| Available data |
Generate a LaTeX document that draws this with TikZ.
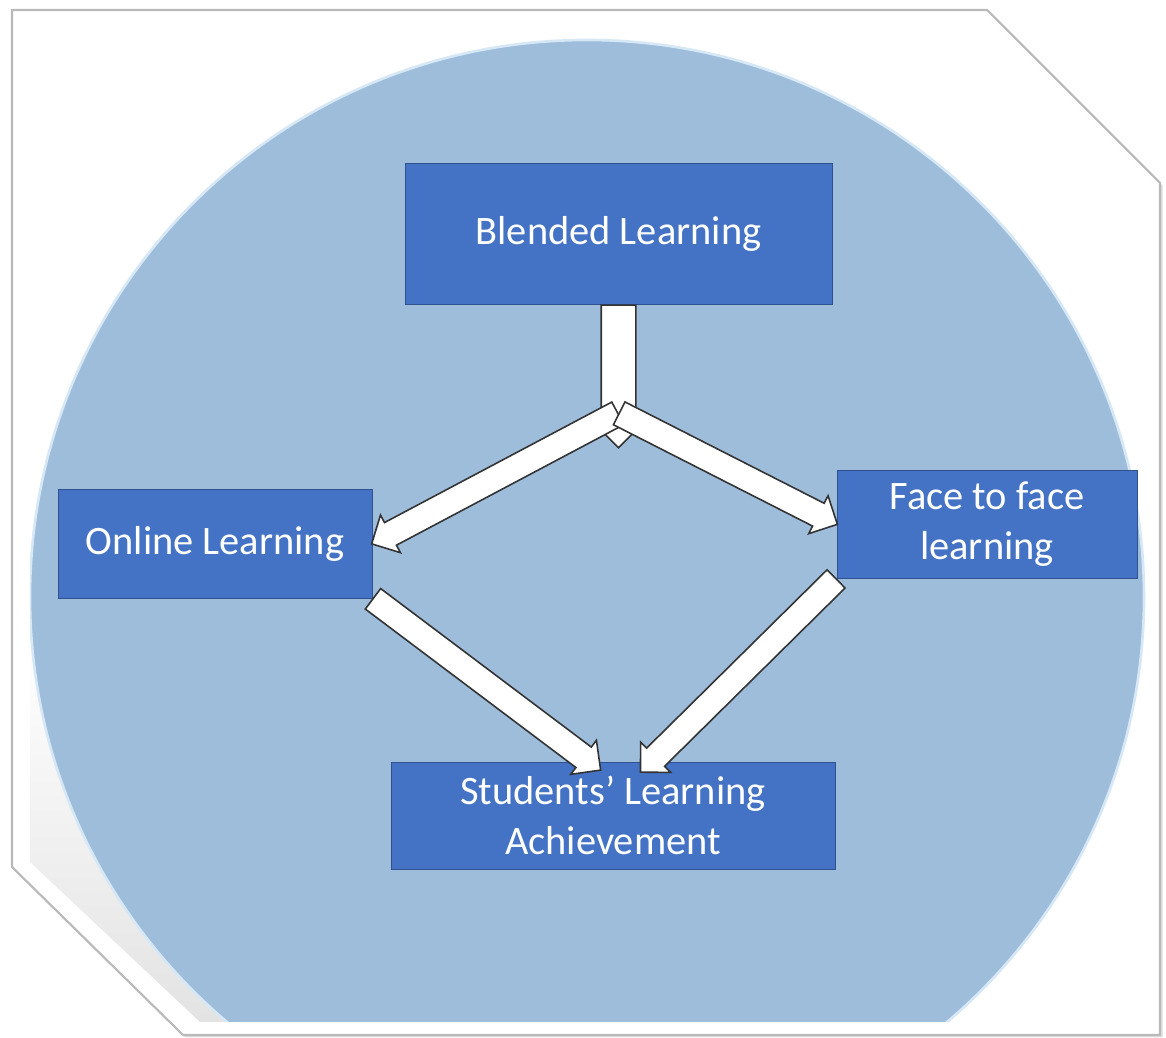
\documentclass[tikz,border=0pt]{standalone}
\usepackage{fontspec}
\setmainfont{Carlito}
\usetikzlibrary{calc,shapes.arrows}

\definecolor{boxblue}{HTML}{4472C4}
\definecolor{boxline}{HTML}{2F528F}
\definecolor{discblue}{HTML}{9DBDDB}
\definecolor{discrim}{HTML}{D6E7F5}

\newcommand{\blockarrow}[3][]{%
  \path let \p1=(#2), \p2=(#3), \n1={veclen(\x2-\x1,\y2-\y1)} in
    (#2) -- (#3) node[pos=0, anchor=tail, sloped, allow upside down, fatarrow, #1, minimum height=\n1] {};}

\begin{document}
\begin{tikzpicture}[
  box/.style={draw=boxline, fill=boxblue, text=white, align=center, inner sep=0pt,
    font=\fontsize{23}{28.5}\selectfont},
  fatarrow/.style={single arrow, draw=black!80, fill=white, line width=0.9pt,
    inner xsep=0pt, inner ysep=0.24cm, single arrow head extend=0.17cm,
    single arrow tip angle=90}]
\useasboundingbox (0,0) rectangle (23.32,20.76);
% frame
\fill[gray!25] (0.29,20.51) -- (19.79,20.51) -- (23.25,17.05) -- (23.25,0.01) -- (3.71,0.01) -- (0.29,3.37) -- cycle;
\draw[gray!55, fill=white, line width=1.2pt] (0.24,20.56) -- (19.74,20.56) -- (23.2,17.1) -- (23.2,0.06) -- (3.66,0.06) -- (0.24,3.42) -- cycle;
\begin{scope}
\clip (0.6,20.2) -- (19.6,20.2) -- (23.0,16.8) -- (23.0,0.32) -- (4.0,0.32) -- (0.6,3.52) -- cycle;
\shade[top color=white, bottom color=gray!22] (0.6,8) rectangle (8,0.32);
\fill[discblue] (11.74,8.82) circle (11.14);
\draw[discrim, line width=1.5pt] (11.74,8.82) circle (11.14);
\end{scope}

\path (12.37,16.09) node[box, minimum width=8.54cm, minimum height=2.82cm] (blended) {Blended Learning};
\path (4.30,9.89) node[box, minimum width=6.28cm, minimum height=2.18cm] (online) {Online Learning};
\path (19.74,10.28) node[box, minimum width=6.0cm, minimum height=2.16cm] (face) {Face to face\\learning};
\path (12.26,4.45) node[box, minimum width=8.88cm, minimum height=2.14cm] (students) {Students’ Learning\\Achievement};

\coordinate (split) at (12.37,11.82);
\coordinate (fork) at (12.37,12.5);
\coordinate (inleft) at ([xshift=-0.26cm,yshift=-0.16cm]students.north);
\coordinate (inright) at ([xshift=0.56cm,yshift=-0.2cm]students.north);

\blockarrow[inner ysep=0.33cm, single arrow head extend=0.1cm]{blended.south}{split}
\blockarrow{fork}{online.east}
\blockarrow{fork}{face.west}
\blockarrow{online.south east}{inleft}
\blockarrow{face.south west}{inright}
\end{tikzpicture}
\end{document}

| Exercise objective |
Leave out any pictures, please, and quote only the lines from the top of the data through the line that contains "(#2) -- (#3) node[pos=0, anchor=tail, sloped, allow".

| Reply to the task |
Generate a LaTeX document that draws this with TikZ.
\documentclass[tikz,border=0pt]{standalone}
\usepackage{fontspec}
\setmainfont{Carlito}
\usetikzlibrary{calc,shapes.arrows}

\definecolor{boxblue}{HTML}{4472C4}
\definecolor{boxline}{HTML}{2F528F}
\definecolor{discblue}{HTML}{9DBDDB}
\definecolor{discrim}{HTML}{D6E7F5}

\newcommand{\blockarrow}[3][]{%
  \path let \p1=(#2), \p2=(#3), \n1={veclen(\x2-\x1,\y2-\y1)} in
    (#2) -- (#3) node[pos=0, anchor=tail, sloped, allow upside down, fatarrow, #1, minimum height=\n1] {};}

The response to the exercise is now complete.